As I had the chickungunya virus, bitten by an Aedes aegyti mosquito carrying the virus while in the Caribbean island of Saint Martin, I got to wondering if It was the cause of my current problems; primarily musculoskeletal and fatigue. So I took some time to research this issue. This virus was never seen in the Caribbean until late 2013 and was in epidemic proportion by 2014, the year I was bitten. Much has been learned about the effects of this virus since the epidemic in the French Reunion Islands.

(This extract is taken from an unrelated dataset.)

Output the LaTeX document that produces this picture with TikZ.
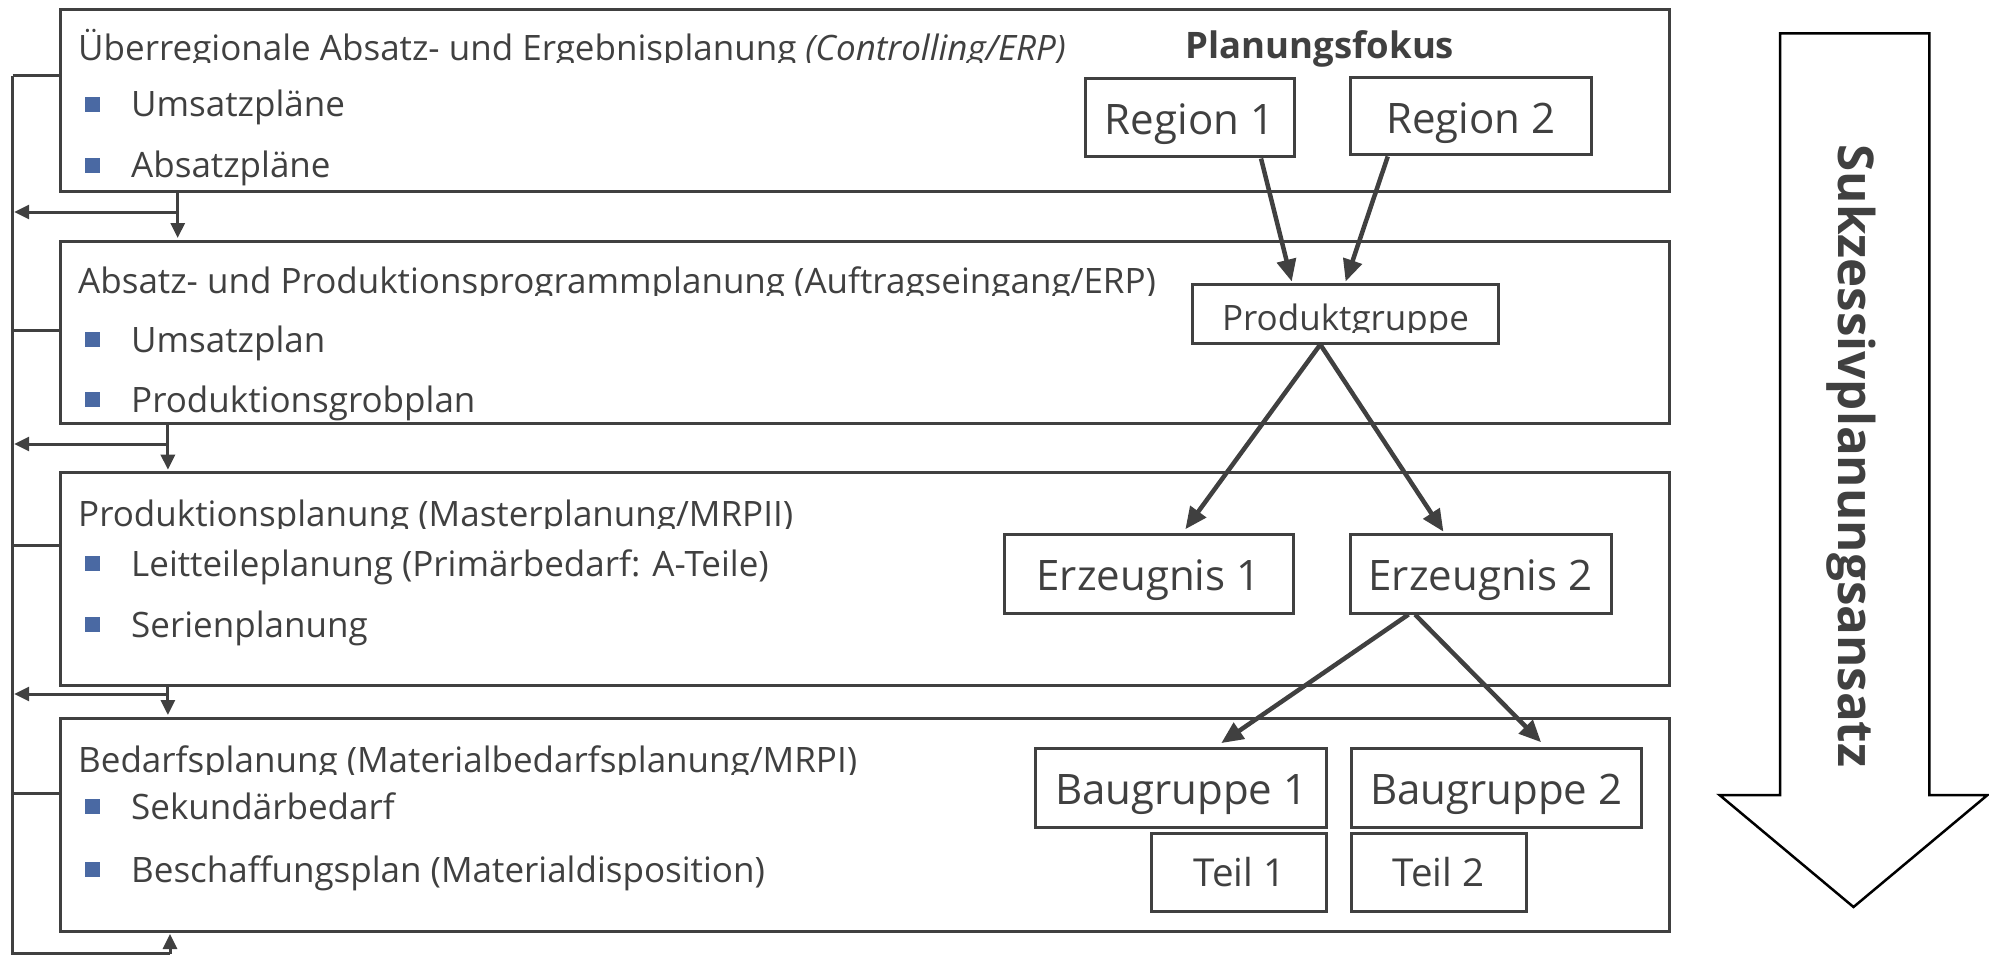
\documentclass[tikz,border=0pt]{standalone}
\usepackage{fontspec}
\setmainfont{Open Sans}
\usetikzlibrary{arrows.meta,calc}
\definecolor{lc}{HTML}{404040}
\definecolor{tc}{HTML}{404040}
\definecolor{bc}{HTML}{4A69A3}
\tikzset{
  stagebox/.style={draw=lc, line width=3pt, inner sep=0pt},
  ttltext/.style={anchor=base west, inner sep=0pt, text=tc, font=\fontsize{35}{41}\selectfont},
  itemtext/.style={anchor=base west, inner sep=0pt, text=tc, font=\fontsize{35}{41}\selectfont},
  bulletsq/.style={fill=bc, minimum size=15pt, inner sep=0pt},
  cellbox/.style={draw=lc, line width=3pt, inner sep=0pt, text=tc},
  bigfont/.style={font=\fontsize{42}{49}\selectfont, text height=34pt, text depth=0pt},
  teilfont/.style={font=\fontsize{38.5}{45}\selectfont, text height=29.4pt, text depth=0pt},
  midfont/.style={font=\fontsize{35}{42}\selectfont},
  flowarrow/.style={draw=lc, line width=4.5pt, -{Triangle[length=22pt,width=19pt]}},
  fbline/.style={draw=lc, line width=3pt},
  fbarrow/.style={fbline, -{Triangle[length=15pt,width=14pt]}, shorten >=1.5pt},
}
\begin{document}
\begin{tikzpicture}[x=1pt, y=-1pt]
\useasboundingbox (0,0) rectangle (1989,955);

% planning stages
\node[stagebox, minimum width=1609pt, minimum height=181.7pt] (s1) at (865,100.15) {};
\node[stagebox, minimum width=1609pt, minimum height=182pt] (s2) at (865,332) {};
\node[stagebox, minimum width=1609pt, minimum height=212.3pt] (s3) at (865,578.85) {};
\node[stagebox, minimum width=1609pt, minimum height=213pt] (s4) at (865,824.5) {};

% stage titles (cut off just below the baseline)
\begin{scope}
  \clip (62,20) rectangle (1660,63);
  \node[ttltext] (t1) at (78,61) {Überregionale Absatz- und Ergebnisplanung \textit{(Controlling/ERP)}};
\end{scope}
\begin{scope}
  \clip (62,250) rectangle (1660,295);
  \node[ttltext] (t2) at (78,293) {Absatz- und Produktionsprogrammplanung (Auftragseingang/ERP)};
\end{scope}
\begin{scope}
  \clip (62,480) rectangle (1660,528);
  \node[ttltext] (t3) at (78,526) {Produktionsplanung (Masterplanung/MRPII)};
\end{scope}
\begin{scope}
  \clip (62,725) rectangle (1660,774);
  \node[ttltext] (t4) at (78,772) {Bedarfsplanung (Materialbedarfsplanung/MRPI)};
\end{scope}

% bullet items
\node[bulletsq] (q11) at (92.5,104.5) {};
\node[itemtext] (i11) at (131,117) {Umsatzpläne};
\node[bulletsq] (q12) at (92.5,165.5) {};
\node[itemtext] (i12) at (131,178) {Absatzpläne};
\node[bulletsq] (q21) at (92.5,339.5) {};
\node[itemtext] (i21) at (131,352) {Umsatzplan};
\node[bulletsq] (q22) at (92.5,399.5) {};
\node[itemtext] (i22) at (131,412) {Produktionsgrobplan};
\node[bulletsq] (q31) at (92.5,563.5) {};
\node[itemtext] (i31) at (131,576) {Leitteileplanung (Primärbedarf: A-Teile)};
\node[bulletsq] (q32) at (92.5,624.5) {};
\node[itemtext] (i32) at (131,637) {Serienplanung};
\node[bulletsq] (q41) at (92.5,806.5) {};
\node[itemtext] (i41) at (131,819) {Sekundärbedarf};
\node[bulletsq] (q42) at (92.5,869.5) {};
\node[itemtext] (i42) at (131,882) {Beschaffungsplan (Materialdisposition)};

% feedback loop on the left
\coordinate (spt) at (12.7,75.7);
\coordinate (spb) at (12.7,953.5);
\coordinate (ub) at (170,953.5);
\draw[fbline] (spt) -- (spb) -- (ub);
\draw[fbline] (spt) -- (spt -| s1.west);
\draw[fbline] (12.7,330) coordinate (sp2) -- (sp2 -| s2.west);
\draw[fbline] (12.7,545.7) coordinate (sp3) -- (sp3 -| s3.west);
\draw[fbline] (12.7,793) coordinate (sp4) -- (sp4 -| s4.west);
\draw[fbarrow] (ub) -- (ub |- s4.south);

\coordinate (d1) at (177.7,212);
\draw[fbline] (d1 |- s1.south) -- (d1);
\draw[fbarrow] (d1) -- (d1 |- s2.north);
\draw[fbarrow] (d1) -- (d1 -| spt);
\coordinate (d2) at (167.9,444);
\draw[fbline] (d2 |- s2.south) -- (d2);
\draw[fbarrow] (d2) -- (d2 |- s3.north);
\draw[fbarrow] (d2) -- (d2 -| spt);
\coordinate (d3) at (167.9,694);
\draw[fbline] (d3 |- s3.south) -- (d3);
\draw[fbarrow] (d3) -- (d3 |- s4.north);
\draw[fbarrow] (d3) -- (d3 -| spt);

% planning focus tree
\node[anchor=base, inner sep=0pt, text=tc, font=\fontsize{36.5}{43}\selectfont\bfseries] (pf) at (1320,59) {Planungsfokus};
\node[cellbox, bigfont, minimum width=209pt, minimum height=78pt] (r1) at (1189.5,118) {Region 1};
\node[cellbox, bigfont, minimum width=241.5pt, minimum height=77pt] (r2) at (1470.75,116.5) {Region 2};
\node[cellbox, minimum width=306.6pt, minimum height=59pt] (pg) at (1345.3,313.5) {};
\begin{scope}
  \clip (1195,288) rectangle (1495,332.7);
  \node[anchor=base, inner sep=0pt, text=tc, midfont] (pgt) at (1345.5,330) {Produktgruppe};
\end{scope}
\node[cellbox, bigfont, minimum width=289pt, minimum height=79pt] (e1) at (1148.5,573.5) {Erzeugnis 1};
\node[cellbox, bigfont, minimum width=261pt, minimum height=79pt] (e2) at (1480.5,573.5) {Erzeugnis 2};
\node[cellbox, bigfont, minimum width=291pt, minimum height=79pt] (g1) at (1181.3,787.5) {Baugruppe 1};
\node[cellbox, bigfont, minimum width=290.5pt, minimum height=79pt] (g2) at (1496.3,787.5) {Baugruppe 2};
\node[cellbox, teilfont, minimum width=175pt, minimum height=78pt] (p1) at (1239.3,872) {Teil 1};
\node[cellbox, teilfont, minimum width=175pt, minimum height=78pt] (p2) at (1438.5,872) {Teil 2};

\draw[flowarrow, shorten >=1pt] ([xshift=71.5pt]r1.south) -- ([xshift=-53.3pt]pg.north);
\draw[flowarrow, shorten >=1pt] ([xshift=-83pt]r2.south) -- (pg.north);
\draw[flowarrow, shorten >=4pt] ([xshift=-25pt]pg.south) -- ([xshift=34.5pt]e1.north);
\draw[flowarrow, shorten >=1pt] ([xshift=-25pt]pg.south) -- ([xshift=-36.5pt]e2.north);
\draw[flowarrow, shorten >=6pt] ([xshift=-72pt]e2.south) -- ([xshift=35pt]g1.north);
\draw[flowarrow, shorten >=6pt] ([xshift=-65.5pt]e2.south) -- ([xshift=49pt]g2.north);

% successive planning arrow
\draw[line width=2.5pt, draw=black, fill=white]
  (1780,33.5) -- (1929.3,33.5) -- (1929.3,795) -- (1987.5,795) -- (1853.5,907)
  -- (1719.5,795) -- (1780,795) -- cycle;
\node[rotate=-90, inner sep=0pt, text=tc, font=\fontsize{49.3}{57}\selectfont\bfseries] (sk) at (1851,456) {Sukzessivplanungsansatz};
\end{tikzpicture}
\end{document}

To keep it brief, the effects are very much like the symptoms many of us have in this group, and can become chronic in the older population..60+. The virus is virtually global . The treatments are guess what? Corticosteroids, medication for neuropathic pain, methotrexate with folic acid, calcium and immune -modulating drugs and the family of of drugs in which Rituxan falls; duration and dose determined by severity and symptoms. Fatigue and musculoskeletal pain are the primary chronic symptoms with impaired quality of life.
When a person has had the virus, and blood tests do not match up with symptoms, and there is no alternative diagnosis, the virus is confirmed to have a long term impact on physical and mental health. Thirty months after acute infection, symptoms are still present in some cases.
Corticosteroids and methotrexate with physical therapy for the long term is the maintenance standard. The symptoms do seem to lessen over time.
Unfortunately, only physicians as well as rheumatologists and other specialists who practice in tropical areas are knowledgeable. It is now a global virus. It mimics vasulitis and other autoimmune diseases. The question of whether people can recover to a pre-chickungunya state is still unanswered in the 60+ population.